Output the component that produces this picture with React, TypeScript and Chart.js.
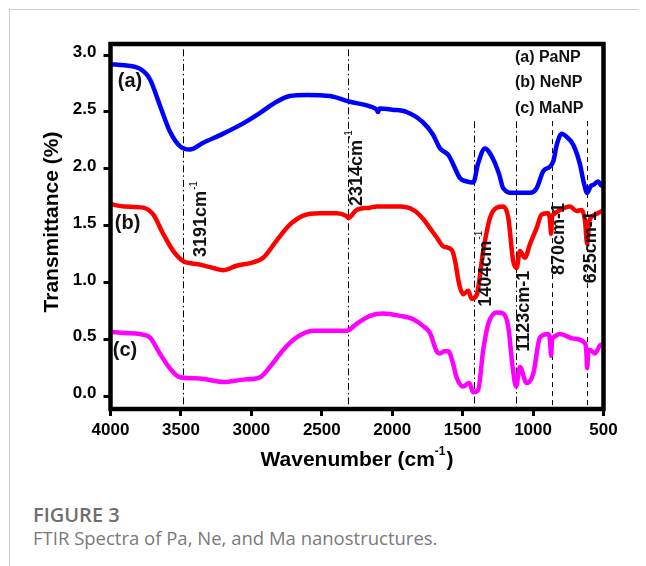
import { useEffect, useRef } from "react";
import { Chart, registerables } from "chart.js";

Chart.register(...registerables);

// ---- Axis ticks ----
const xTickValues = [4000, 3500, 3000, 2500, 2000, 1500, 1000, 500];
const yTickValues = [0, 0.5, 1, 1.5, 2, 2.5, 3];

// ---- (a) PaNP ----
const paWavenumber = [4000, 3900, 3792, 3721, 3650, 3579, 3508, 3437, 3342, 3200, 3058, 2940, 2821, 2727, 2608, 2442, 2300, 2158, 2110, 2101, 2090, 2000, 1898, 1782, 1710, 1661, 1630, 1600, 1567, 1519, 1472, 1425, 1390, 1342, 1285, 1240, 1212, 1141, 1022, 975, 928, 880, 856, 830, 797, 760, 714, 667, 640, 616, 590, 572, 537, 513, 500];
const paTransmittance = [2.92, 2.91, 2.88, 2.79, 2.56, 2.33, 2.2, 2.17, 2.23, 2.31, 2.4, 2.49, 2.59, 2.64, 2.65, 2.64, 2.59, 2.55, 2.52, 2.5, 2.53, 2.52, 2.5, 2.41, 2.3, 2.18, 2.15, 2.12, 2.04, 1.92, 1.89, 1.88, 2.05, 2.18, 2.09, 1.95, 1.83, 1.79, 1.79, 1.83, 1.98, 2.02, 2.07, 2.22, 2.31, 2.28, 2.21, 2.04, 1.88, 1.79, 1.85, 1.86, 1.89, 1.85, 1.87];

// ---- (b) NeNP ----
const neWavenumber = [4000, 3900, 3768, 3697, 3626, 3555, 3484, 3420, 3366, 3271, 3200, 3105, 2987, 2916, 2821, 2727, 2632, 2513, 2395, 2330, 2312, 2253, 2158, 2111, 1945, 1851, 1780, 1732, 1685, 1638, 1578, 1555, 1530, 1519, 1496, 1460, 1436, 1401, 1354, 1306, 1259, 1212, 1176, 1141, 1117, 1093, 1058, 1022, 975, 939, 892, 880, 872, 865, 856, 809, 738, 691, 655, 631, 616, 601, 572, 513, 500];
const neTransmittance = [1.69, 1.67, 1.66, 1.6, 1.43, 1.28, 1.19, 1.17, 1.16, 1.13, 1.11, 1.15, 1.18, 1.22, 1.37, 1.51, 1.59, 1.61, 1.61, 1.59, 1.57, 1.64, 1.66, 1.67, 1.67, 1.64, 1.56, 1.48, 1.4, 1.32, 1.29, 1.2, 1.02, 0.96, 0.9, 0.93, 0.86, 0.89, 1.28, 1.57, 1.66, 1.67, 1.57, 1.19, 1.13, 1.28, 1.22, 1.34, 1.48, 1.6, 1.61, 1.55, 1.43, 1.58, 1.6, 1.64, 1.67, 1.63, 1.64, 1.54, 1.34, 1.54, 1.59, 1.63, 1.64];

// ---- (c) MaNP ----
const maWavenumber = [4000, 3900, 3792, 3721, 3650, 3579, 3508, 3366, 3200, 3058, 2940, 2869, 2774, 2679, 2561, 2395, 2324, 2253, 2158, 2064, 1945, 1851, 1780, 1732, 1685, 1661, 1630, 1602, 1570, 1543, 1496, 1453, 1425, 1390, 1354, 1318, 1259, 1212, 1176, 1145, 1121, 1093, 1046, 999, 951, 892, 880, 872, 865, 856, 809, 714, 631, 622, 616, 608, 596, 561, 525, 500];
const maTransmittance = [0.57, 0.56, 0.55, 0.52, 0.38, 0.25, 0.17, 0.16, 0.13, 0.15, 0.17, 0.26, 0.41, 0.52, 0.58, 0.58, 0.58, 0.64, 0.71, 0.73, 0.71, 0.68, 0.62, 0.56, 0.4, 0.38, 0.4, 0.4, 0.3, 0.17, 0.09, 0.12, 0.04, 0.06, 0.41, 0.64, 0.74, 0.73, 0.61, 0.26, 0.09, 0.26, 0.12, 0.2, 0.52, 0.55, 0.5, 0.36, 0.5, 0.52, 0.55, 0.51, 0.47, 0.4, 0.25, 0.4, 0.41, 0.38, 0.45, 0.46];

const seriesNames = ["PaNP", "NeNP", "MaNP"];
const seriesColors = ["#0000ff", "#ff0000", "#ff00ff"];

// ---- Reference lines (wavenumber, top transmittance, style) ----
const refLineWavenumbers = [3486, 2311, 1418, 1121, 869, 614];
const refLineTops = [3.05, 3.05, 2.42, 2.42, 2.42, 2.42];
const refLineStyles = ["dashdot", "dashdot", "dashdot", "dashdot", "dash", "dash"];

// ---- Peak labels ----
const peakLabelText = ["3191cm", "2314cm", "1404cm", "1123cm-1", "870cm-1", "625cm-1"];
const peakLabelSup = ["-1", "-1", "-1", "", "", ""];
const peakLabelWavenumber = [3354, 2253, 1335, 1065, 816, 585];
const peakLabelTransmittance = [1.226, 1.674, 0.79, 0.395, 1.068, 0.996];

// ---- Curve labels and legend ----
const curveLabelText = ["(a)", "(b)", "(c)"];
const curveLabelWavenumber = [3948, 3969, 3984];
const curveLabelTransmittance = [2.77, 1.525, 0.41];
const legendText = ["(a) PaNP", "(b) NeNP", "(c) MaNP"];
const legendWavenumber = 1129;
const legendTransmittance = [2.974, 2.754, 2.534];

const FONT = "'Liberation Sans', Arial, Helvetica, sans-serif";

const overlayPlugin = {
  id: "overlay",
  beforeDatasetsDraw(chart: any) {
    const { ctx, chartArea, scales } = chart;
    const x = scales.x;
    const y = scales.y;
    ctx.save();
    ctx.strokeStyle = "#000";
    ctx.lineWidth = 1;
    refLineWavenumbers.forEach((wn, i) => {
      const px = Math.round(x.getPixelForValue(wn)) + 0.5;
      ctx.setLineDash(refLineStyles[i] === "dash" ? [5, 4] : [7, 3, 1.5, 3]);
      ctx.beginPath();
      ctx.moveTo(px, y.getPixelForValue(refLineTops[i]));
      ctx.lineTo(px, chartArea.bottom);
      ctx.stroke();
    });
    ctx.restore();
  },
  afterDraw(chart: any) {
    const { ctx, chartArea, scales } = chart;
    const x = scales.x;
    const y = scales.y;
    ctx.save();
    // frame
    ctx.strokeStyle = "#000";
    ctx.lineWidth = 4.5;
    ctx.setLineDash([]);
    ctx.strokeRect(chartArea.left, chartArea.top, chartArea.right - chartArea.left, chartArea.bottom - chartArea.top);

    // peak labels (rotated)
    ctx.fillStyle = "#111";
    peakLabelText.forEach((t, i) => {
      const px = x.getPixelForValue(peakLabelWavenumber[i]);
      const py = y.getPixelForValue(peakLabelTransmittance[i]);
      ctx.save();
      ctx.translate(px, py);
      ctx.rotate(-Math.PI / 2);
      ctx.textAlign = "left";
      ctx.textBaseline = "middle";
      ctx.font = `bold 18px ${FONT}`;
      ctx.fillText(t, 0, 0);
      if (peakLabelSup[i]) {
        const w = ctx.measureText(t).width;
        ctx.font = `10px ${FONT}`;
        ctx.fillText(peakLabelSup[i], w + 1, -7);
      }
      ctx.restore();
    });

    // curve labels
    ctx.fillStyle = "#111";
    ctx.font = `bold 20px ${FONT}`;
    ctx.textAlign = "left";
    ctx.textBaseline = "middle";
    curveLabelText.forEach((t, i) => {
      ctx.fillText(t, x.getPixelForValue(curveLabelWavenumber[i]), y.getPixelForValue(curveLabelTransmittance[i]));
    });

    // legend texts
    ctx.font = `bold 16px ${FONT}`;
    legendText.forEach((t, i) => {
      ctx.fillText(t, x.getPixelForValue(legendWavenumber), y.getPixelForValue(legendTransmittance[i]));
    });

    // y title
    ctx.save();
    ctx.translate(44, 214);
    ctx.rotate(-Math.PI / 2);
    ctx.textAlign = "center";
    ctx.textBaseline = "middle";
    ctx.font = `bold 21px ${FONT}`;
    ctx.fillStyle = "#000";
    ctx.fillText("Transmittance (%)", 0, 0);
    ctx.restore();

    // x title with superscript
    const cx = (chartArea.left + chartArea.right) / 2;
    const ty = 452;
    ctx.fillStyle = "#000";
    ctx.textBaseline = "middle";
    ctx.textAlign = "left";
    ctx.font = `bold 21px ${FONT}`;
    const partA = "Wavenumber (cm";
    const partC = ")";
    const wA = ctx.measureText(partA).width;
    const wC = ctx.measureText(partC).width;
    ctx.font = `bold 12px ${FONT}`;
    const wB = ctx.measureText("-1").width;
    const start = cx - (wA + wB + wC + 1) / 2;
    ctx.font = `bold 21px ${FONT}`;
    ctx.fillText(partA, start, ty);
    ctx.font = `bold 12px ${FONT}`;
    ctx.fillText("-1", start + wA, ty - 8);
    ctx.font = `bold 21px ${FONT}`;
    ctx.fillText(partC, start + wA + wB + 1, ty);
    ctx.restore();
  },
};

export default function App() {
  const canvasRef = useRef<HTMLCanvasElement | null>(null);

  useEffect(() => {
    if (!canvasRef.current) return;
    const wns = [paWavenumber, neWavenumber, maWavenumber];
    const vals = [paTransmittance, neTransmittance, maTransmittance];
    const datasets = seriesNames.map((name, i) => ({
      label: name,
      data: wns[i].map((w, k) => ({ x: w, y: vals[i][k] })),
      borderColor: seriesColors[i],
      backgroundColor: seriesColors[i],
      borderWidth: 4.5,
      pointRadius: 0,
      fill: false,
      cubicInterpolationMode: "monotone" as const,
    }));
    const tickFont = { family: FONT, size: 17, weight: "bold" as const };
    const chart = new Chart(canvasRef.current, {
      type: "line",
      data: { datasets },
      options: {
        animation: false,
        responsive: false,
        maintainAspectRatio: false,
        layout: { padding: { left: 0, right: 42.5, top: 36, bottom: 0 } },
        plugins: { legend: { display: false }, tooltip: { enabled: false } },
        scales: {
          x: {
            type: "linear",
            reverse: true,
            min: 500,
            max: 4000,
            afterFit: (s: any) => {
              s.height = 79;
            },
            afterBuildTicks: (s: any) => {
              s.ticks = xTickValues.map((v) => ({ value: v }));
            },
            ticks: {
              font: tickFont,
              color: "#000",
              padding: 4,
              maxRotation: 0,
              autoSkip: false,
              callback: (v: any) => String(v),
            },
            grid: { drawOnChartArea: false, drawTicks: true, tickLength: 7, tickWidth: 3, tickColor: "#000", color: "#000" },
            border: { display: false },
          },
          y: {
            type: "linear",
            min: -0.108,
            max: 3.097,
            afterFit: (s: any) => {
              s.width = 102.5;
            },
            afterBuildTicks: (s: any) => {
              s.ticks = yTickValues.map((v) => ({ value: v }));
            },
            ticks: {
              font: tickFont,
              color: "#000",
              padding: 7,
              labelOffset: -3,
              callback: (v: any) => Number(v).toFixed(1),
            },
            grid: { drawOnChartArea: false, drawTicks: true, tickLength: 7, tickWidth: 3, tickColor: "#000", color: "#000" },
            border: { display: false },
          },
        },
      },
      plugins: [overlayPlugin],
    });
    return () => chart.destroy();
  }, []);

  return (
    <div style={{ position: "relative", width: 638, height: 558 }}>
      <div style={{ position: "absolute", left: 1, top: 1, width: 637, height: 1, background: "#cfcfcf" }} />
      <div style={{ position: "absolute", left: 1, top: 1, width: 1, height: 557, background: "#cfcfcf" }} />
      <canvas
        ref={canvasRef}
        width={638}
        height={480}
        style={{ position: "absolute", left: 0, top: 0, width: 638, height: 480, display: "block" }}
      />
      <div
        style={{
          position: "absolute",
          left: 25,
          top: 495,
          fontFamily: "'Open Sans', sans-serif",
          fontWeight: 600,
          fontSize: 20,
          lineHeight: "24px",
          color: "#6e6e6e",
          whiteSpace: "nowrap",
        }}
      >
        FIGURE 3
      </div>
      <div
        style={{
          position: "absolute",
          left: 25,
          top: 518,
          fontFamily: "'Open Sans', sans-serif",
          fontWeight: 400,
          fontSize: 18.5,
          lineHeight: "24px",
          color: "#7a7a7a",
          whiteSpace: "nowrap",
        }}
      >
        FTIR Spectra of Pa, Ne, and Ma nanostructures.
      </div>
    </div>
  );
}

[STATED EXERCISE]
Begin at the top of the material above and output each line exactly, stopping after the line that holds "1.89, 1.85, 1.87];". Leave out pictures.

[ANSWER IN FULL]
Output the component that produces this picture with React, TypeScript and Chart.js.
import { useEffect, useRef } from "react";
import { Chart, registerables } from "chart.js";

Chart.register(...registerables);

// ---- Axis ticks ----
const xTickValues = [4000, 3500, 3000, 2500, 2000, 1500, 1000, 500];
const yTickValues = [0, 0.5, 1, 1.5, 2, 2.5, 3];

// ---- (a) PaNP ----
const paWavenumber = [4000, 3900, 3792, 3721, 3650, 3579, 3508, 3437, 3342, 3200, 3058, 2940, 2821, 2727, 2608, 2442, 2300, 2158, 2110, 2101, 2090, 2000, 1898, 1782, 1710, 1661, 1630, 1600, 1567, 1519, 1472, 1425, 1390, 1342, 1285, 1240, 1212, 1141, 1022, 975, 928, 880, 856, 830, 797, 760, 714, 667, 640, 616, 590, 572, 537, 513, 500];
const paTransmittance = [2.92, 2.91, 2.88, 2.79, 2.56, 2.33, 2.2, 2.17, 2.23, 2.31, 2.4, 2.49, 2.59, 2.64, 2.65, 2.64, 2.59, 2.55, 2.52, 2.5, 2.53, 2.52, 2.5, 2.41, 2.3, 2.18, 2.15, 2.12, 2.04, 1.92, 1.89, 1.88, 2.05, 2.18, 2.09, 1.95, 1.83, 1.79, 1.79, 1.83, 1.98, 2.02, 2.07, 2.22, 2.31, 2.28, 2.21, 2.04, 1.88, 1.79, 1.85, 1.86, 1.89, 1.85, 1.87];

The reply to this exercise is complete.